Yeah, I'm a terrible employee...

Anyway, I was bored at work and a load of us who play 40k were having a laugh. I guess this is the best place to put this, so..let's go! (And yes, this is as far as I've gotten. Anyone want to help?)

The Daemon Prince of Slaanesh (Yes, Fresh Prince style.

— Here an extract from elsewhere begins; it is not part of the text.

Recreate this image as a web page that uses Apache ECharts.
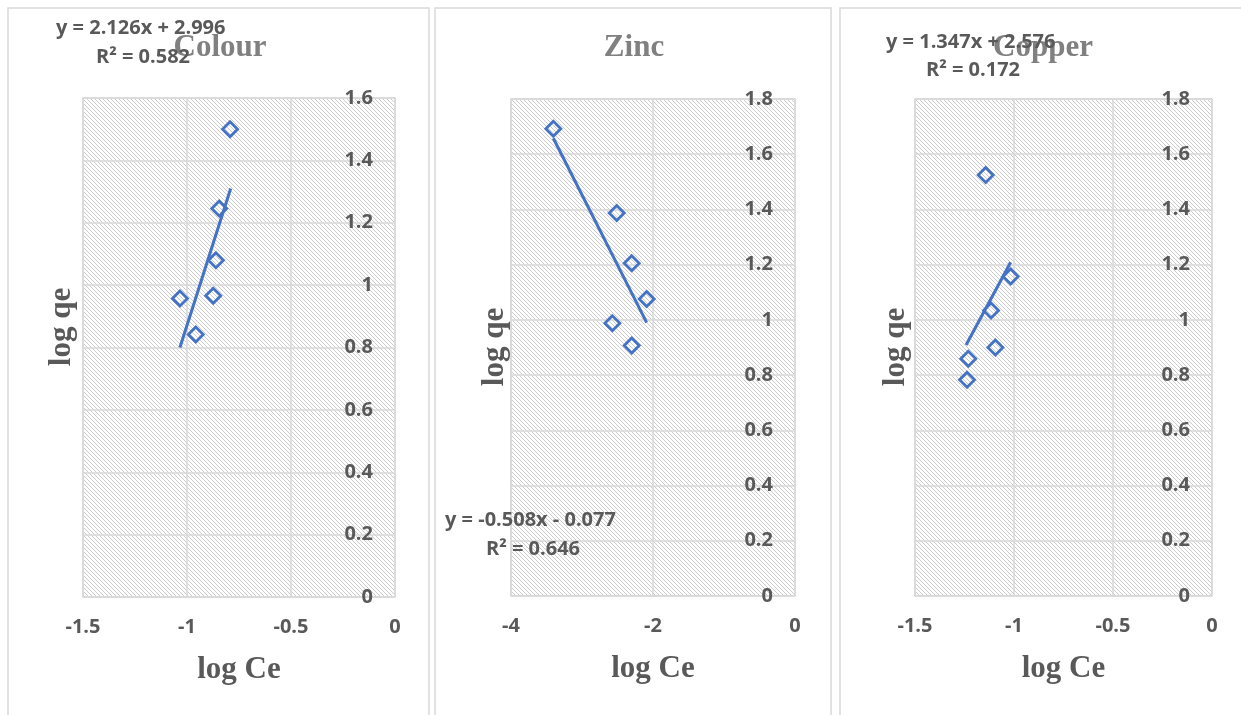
<!DOCTYPE html>
<html>
<head>
<meta charset="utf-8">
<title>log qe vs log Ce</title>
<script src="https://cdn.jsdelivr.net/npm/echarts@6/dist/echarts.min.js"></script>
<style>
  html, body { margin: 0; padding: 0; background: #fff; }
  #chart { width: 1241px; height: 715px; }
</style>
</head>
<body>
<div id="chart"></div>
<script>
// values
var colourLogCe = [-0.793, -0.845, -0.861, -0.874, -1.034, -0.958];
var colourLogQe = [1.50, 1.246, 1.080, 0.966, 0.957, 0.842];
var zincLogCe = [-3.404, -2.511, -2.30, -2.089, -2.573, -2.30];
var zincLogQe = [1.692, 1.387, 1.205, 1.076, 0.988, 0.907];
var copperLogCe = [-1.143, -1.017, -1.116, -1.094, -1.231, -1.237];
var copperLogQe = [1.525, 1.157, 1.034, 0.900, 0.859, 0.783];

// trendline ends
var colourTrendX = [-1.034, -0.790];
var colourTrendY = [0.80, 1.31];
var zincTrendX = [-3.404, -2.089];
var zincTrendY = [1.658, 0.99];
var copperTrendX = [-1.242, -1.017];
var copperTrendY = [0.909, 1.209];

var panelTitles = ["Colour", "Zinc", "Copper"];
var equations = ["y = 2.126x + 2.996", "y = -0.508x - 0.077", "y = 1.347x + 2.576"];
var rSquared = ["R² = 0.582", "R² = 0.646", "R² = 0.172"];

var blue = "#4472c4";
var gridColor = "#d9d9d9";
var textGrey = "#595959";
var sans = "Open Sans";

// hatched plot background
var tile = document.createElement("canvas");
tile.width = 4;
tile.height = 4;
var tctx = tile.getContext("2d");
tctx.fillStyle = "#ffffff";
tctx.fillRect(0, 0, 4, 4);
tctx.fillStyle = "#cccccc";
for (var i = 0; i < 4; i++) tctx.fillRect(i, i, 1, 1);

function pairs(xs, ys) {
  return xs.map(function (x, k) { return [x, ys[k]]; });
}

var grids = [
  { left: 83, top: 98, width: 312, height: 499 },
  { left: 511, top: 99, width: 284, height: 497 },
  { left: 915, top: 99, width: 297, height: 497 }
];
grids.forEach(function (g) {
  g.show = true;
  g.backgroundColor = { image: tile, repeat: "repeat" };
  g.borderColor = gridColor;
  g.borderWidth = 1.5;
});

var xRanges = [[-1.5, 0, 0.5], [-4, 0, 2], [-1.5, 0, 0.5]];
var yMax = [1.6, 1.8, 1.8];

function xAxis(k) {
  return {
    gridIndex: k,
    type: "value",
    min: xRanges[k][0],
    max: xRanges[k][1],
    interval: xRanges[k][2],
    name: "log Ce",
    nameLocation: "middle",
    nameGap: 57,
    nameTextStyle: { fontFamily: "Liberation Serif", fontWeight: "bold", fontSize: 31, color: textGrey },
    axisLine: { show: false },
    axisTick: { show: false },
    axisLabel: { margin: 20, fontFamily: sans, fontWeight: "bold", fontSize: 20, color: textGrey },
    splitLine: { show: true, lineStyle: { color: gridColor, width: 1.5 } }
  };
}

function yAxis(k) {
  return {
    gridIndex: k,
    type: "value",
    position: "right",
    min: 0,
    max: yMax[k],
    interval: 0.2,
    axisLine: { show: false },
    axisTick: { show: false },
    axisLabel: { inside: true, margin: 22, fontFamily: sans, fontWeight: "bold", fontSize: 20, color: textGrey },
    splitLine: { show: true, lineStyle: { color: gridColor, width: 1.5 } }
  };
}

function points(k, data) {
  return {
    type: "scatter",
    xAxisIndex: k,
    yAxisIndex: k,
    data: data,
    symbol: "diamond",
    symbolSize: 15,
    itemStyle: { color: "rgba(255,255,255,0)", borderColor: blue, borderWidth: 2.8, opacity: 1 }
  };
}

function trend(k, data) {
  return {
    type: "line",
    xAxisIndex: k,
    yAxisIndex: k,
    data: data,
    showSymbol: false,
    lineStyle: { color: blue, width: 3 }
  };
}

function txt(x, y, s, style) {
  return {
    type: "text",
    x: x,
    y: y,
    z: 10,
    style: Object.assign({ text: s, fill: textGrey, fontFamily: sans, fontWeight: "bold", fontSize: 20 }, style || {})
  };
}

var titleStyle = { fill: "#808080", fontFamily: "Liberation Serif", fontSize: 31, align: "center", verticalAlign: "middle" };
var nameStyle = { fontFamily: "Liberation Serif", fontSize: 31, align: "center", verticalAlign: "middle" };

var graphics = [
  { type: "rect", shape: { x: 8, y: 8, width: 421, height: 720 }, style: { fill: null, stroke: gridColor, lineWidth: 1.5 }, silent: true },
  { type: "rect", shape: { x: 435, y: 8, width: 396, height: 720 }, style: { fill: null, stroke: gridColor, lineWidth: 1.5 }, silent: true },
  { type: "rect", shape: { x: 840, y: 8, width: 420, height: 720 }, style: { fill: null, stroke: gridColor, lineWidth: 1.5 }, silent: true },
  txt(220, 48, panelTitles[0], titleStyle),
  txt(634, 48, panelTitles[1], titleStyle),
  txt(1043, 48, panelTitles[2], titleStyle),
  Object.assign(txt(62, 327, "log qe", nameStyle), { rotation: Math.PI / 2 }),
  Object.assign(txt(495, 347, "log qe", nameStyle), { rotation: Math.PI / 2 }),
  Object.assign(txt(896, 347, "log qe", nameStyle), { rotation: Math.PI / 2 }),
  txt(56, 28, equations[0], { verticalAlign: "middle" }),
  txt(96, 57, rSquared[0], { verticalAlign: "middle" }),
  txt(445, 520, equations[1], { verticalAlign: "middle" }),
  txt(486, 549, rSquared[1], { verticalAlign: "middle" }),
  txt(886, 42, equations[2], { verticalAlign: "middle" }),
  txt(926, 70, rSquared[2], { verticalAlign: "middle" })
];

var chart = echarts.init(document.getElementById("chart"));
chart.setOption({
  animation: false,
  grid: grids,
  xAxis: [xAxis(0), xAxis(1), xAxis(2)],
  yAxis: [yAxis(0), yAxis(1), yAxis(2)],
  series: [
    points(0, pairs(colourLogCe, colourLogQe)),
    trend(0, pairs(colourTrendX, colourTrendY)),
    points(1, pairs(zincLogCe, zincLogQe)),
    trend(1, pairs(zincTrendX, zincTrendY)),
    points(2, pairs(copperLogCe, copperLogQe)),
    trend(2, pairs(copperTrendX, copperTrendY))
  ],
  graphic: graphics
});
</script>
</body>
</html>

It was on the radio)

Now this is a story all about how 
The Galaxy got flip-turned upside down
I'd like to take a minute while I'm trapped in flesh
To tell you how I became a prince of the dark God Slaanesh

On an Eldar homeworld in aeons past
My lord came to be, though he was born last
They got in one little orgy and tasted excess
And that's the first chapter in the tale of Slaanesh...


Yeah. It's terrible. We were bored and found it funny!


----------



## Commissar Ploss (Feb 29, 2008)

:suicide:

CP


----------



## Gambit14 (Aug 30, 2008)

:read: :russianroulette: :suicide:


----------



## Red Orc (Jun 14, 2007)

Hey, it's only slightly worse than the original!

I think the last verse should end "... a God called Slaanesh", like "... a town called Bel-Air" though.

"Deux pointes" from the Orkish Jury! Good Night Worlokkedland!

:eurocyclops song contest:


----------



## WoRLoKKeD (Apr 1, 2008)

Red Orc said:


> Hey, it's only slightly worse than the original!
> 
> I think the last verse should end "... a God called Slaanesh", like "... a town called Bel-Air" though.
> 
> ...


Well, the way I see it, we're peons for Royal Mail, fer chrissakes. We need something to occupy ourselves, or we'd quite frankly go postal.


----------



## Gruekillaz (Sep 28, 2008)

Nice work.


----------



## Concrete Hero (Jun 9, 2008)

That was incredible...


----------



## effigy22 (Jun 29, 2008)

Im torn between giving you +rep or blowing my brains out like the rest everyone here...

It gave me a giggle none the less.


----------



## Kharnage (Sep 24, 2008)

LOL :suicide:


----------